Here in New York are a million of human beings who would all die within a few days, if the abundant provisioning of nature were not flowing towards this great metropolis.
Imagination takes fright in the effort to appreciate the immense multiplicity of articles which must cross the Bay, the Hudson, the Harlem, and the East rivers, to-morrow, if the lives of its inhabitants are not to become the prey of famine, riot, and pillage. Yet, as we write, all are sleeping; and their quiet slumbers are not disturbed for a moment by the thought of so frightful a perspective. On the other hand, forty-five States and Territories have worked to-day, without concert, without mutual understanding, to provision New York. How is it that every day brings in what is needed, neither more nor less, to this gigantic market? What is the intelligent and secret power which presides over the astonishing regularity of movements so complicated—a regularity in which each one has a faith so undoubting, though comfort and life are at stake.
This power is an absolute principle, the principle of freedom of operation, the principle of free conduct.
We have faith in that innate light which Providence has placed in the hearts of all men, to which he has confided the preservation and improvement of our race-interest (since we must call it by its name), which is so active, so vigilant, so provident, when its action is free.
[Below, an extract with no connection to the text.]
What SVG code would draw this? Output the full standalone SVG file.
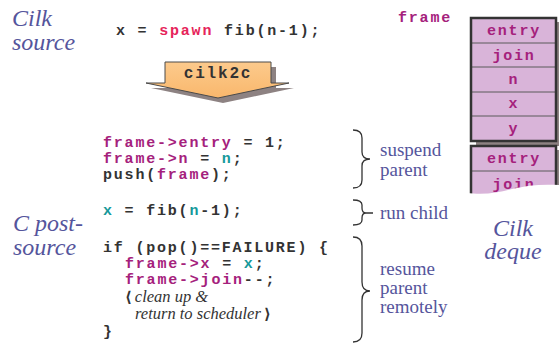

What would become of you, inhabitants of New York, if a Congressional majority should take a fancy to substitute for this power the combinations of their genius, however superior it may be supposed to be; if they imagined they could submit this prodigious mechanism to its supreme direction, unite all its resources in their own hands, and decide when, where, how, and on what conditions everything should be produced, transported, exchanged, and consumed? Ah! though there may be much suffering within your bounds, though misery, despair, and perhaps hungry exhaustion may cause more tears to flow than your ardent charity can dry, it is probable, it is certain, we dare to affirm, that the arbitrary intervention of government would multiply these sufferings infinitely, and would extend to you all, those evils which at present are confined to a small portion of your number.
We all have faith in this principle where our internal transactions are concerned; why should we not have faith in the same principle applied to our international operations, which are, assuredly, less numerous, less delicate, and less complicated. And if it is not necessary that the Mayor and Common Council of New York should regulate our industries, weigh our change, our profits, and our losses, occupy themselves with the regulation of prices, equalize the conditions of our labor in internal commerce—why is it necessary that the custom-house, proceeding on its fiscal mission, should pretend to exercise protective action upon our exterior commerce?